12 Quant à la directive 82-489, il résulte de ses quatrième et cinquième considérants qu'elle ne vise pas à harmoniser les conditions prévues par les réglementations nationales en vue de l'accès à la profession de coiffeur et de l'exercice de celle-ci.

13 Il y a donc lieu de répondre à la juridiction nationale que le droit communautaire, en particulier la directive 82-489, doit être interprété en ce sens qu'il ne s'oppose pas à une réglementation nationale qui, pour l'exploitation d'un salon de coiffure, exige des ressortissants de cet État membre la possession d'un diplôme, alors qu'elle permet aux coiffeurs ressortissants des autres États membres d'exploiter un salon de coiffure sans être titulaires d'un tel diplôme et sans être tenus de confier son exploitation à un gérant technique titulaire de ce diplôme.

Sur les dépens

14 Les frais exposés par la Commission des Communautés européennes et le Gouvernement français, qui ont soumis des observations à la Cour, ne peuvent faire l'objet d'un remboursement.
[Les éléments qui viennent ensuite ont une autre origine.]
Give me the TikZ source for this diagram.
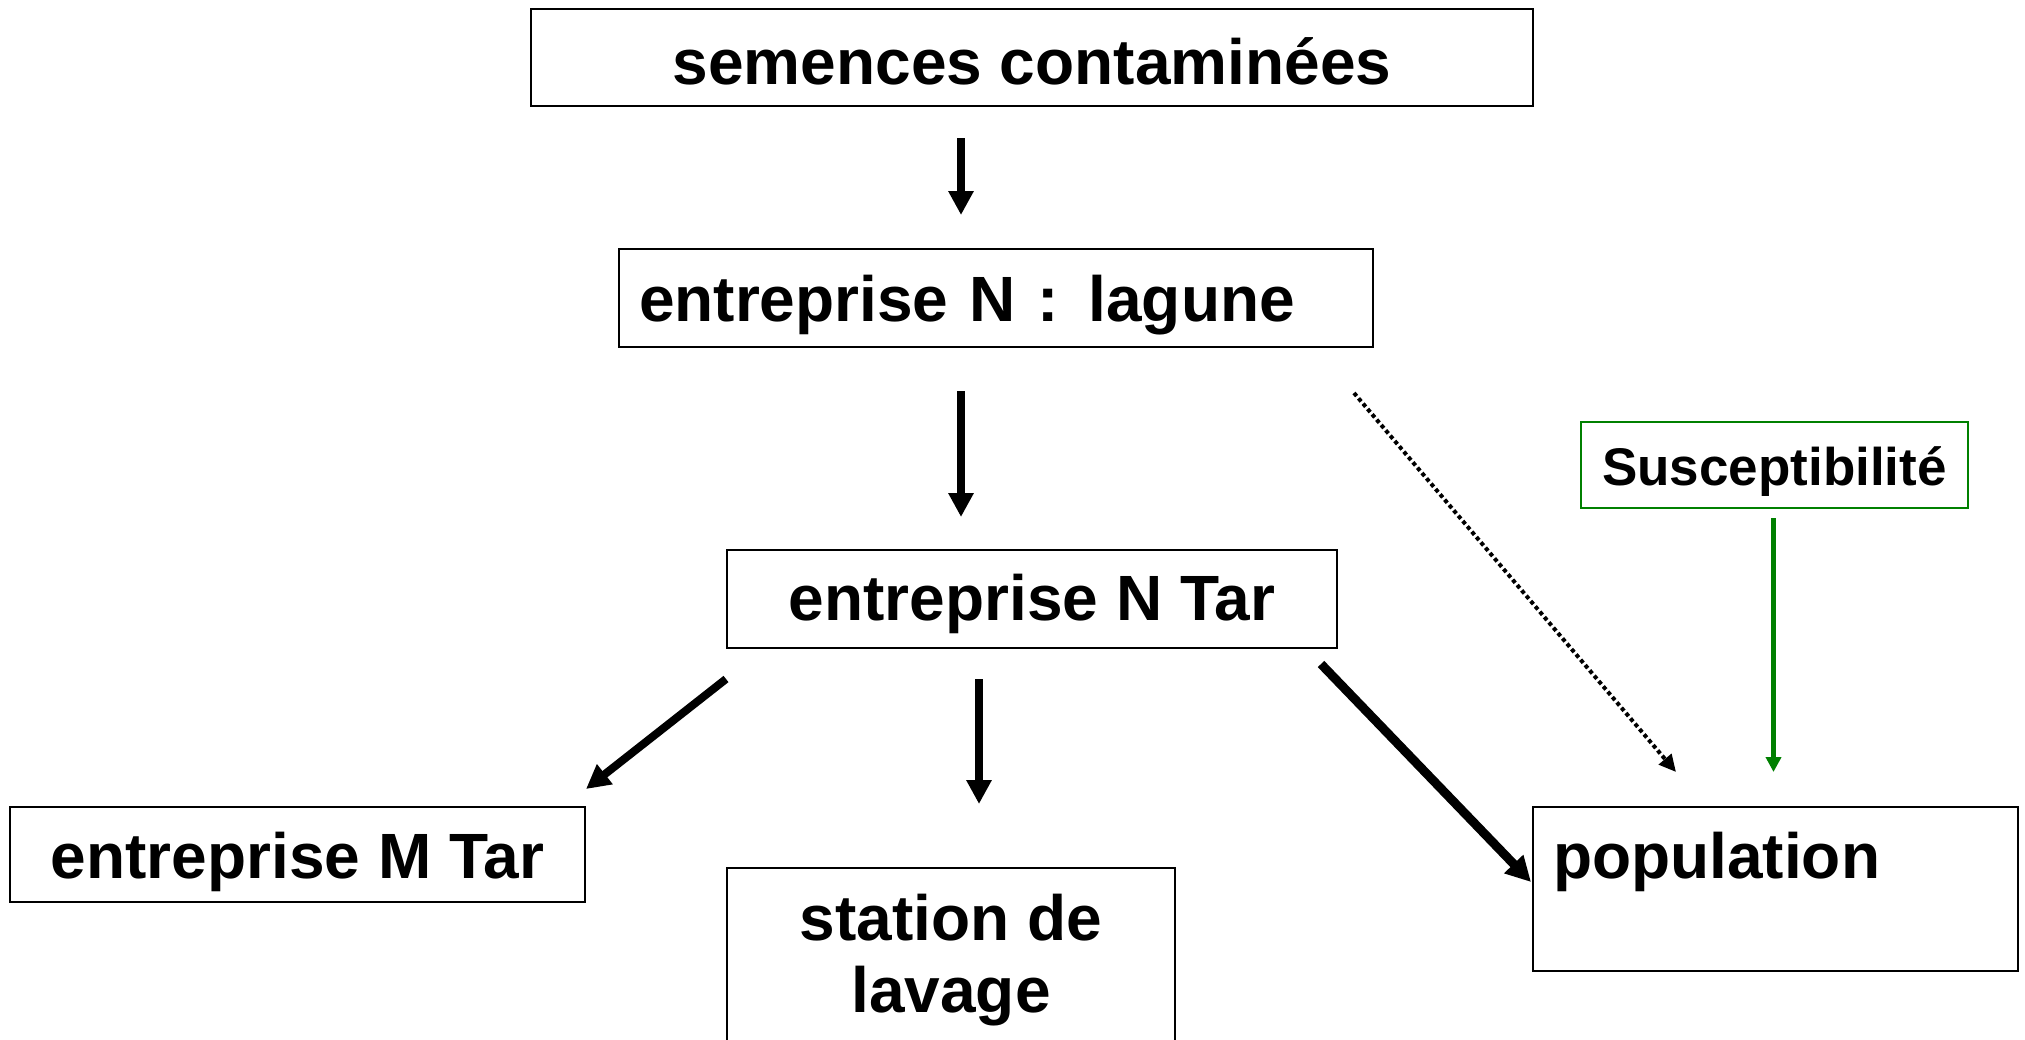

La procédure revêtant, à l'égard des parties au principal, le caractère d'un incident soulevé devant la juridiction nationale, il appartient à celle-ci de statuer sur les dépens.

Par ces motifs,

LA COUR (quatrième chambre),

Statuant sur les questions à elle soumises par le Tribunal de grande instance de Charleville-Mézières, par jugements du 4 octobre 1993, dit pour droit:

Le droit communautaire, en particulier la directive 82-489-CEE du Conseil, du 19 juillet 1982, comportant des mesures destinées à faciliter l'exercice effectif du droit d'établissement et de libre prestation de services des coiffeurs, doit être interprété en ce sens qu'il ne s'oppose pas à une réglementation nationale qui, pour l'exploitation d'un salon de coiffure, exige des ressortissants de cet État membre la possession d'un diplôme, alors qu'elle permet aux coiffeurs ressortissants des autres États membres d'exploiter un salon de coiffure sans être titulaires d'un tel diplôme et sans être tenus de confier son exploitation à un gérant technique titulaire de ce diplôme.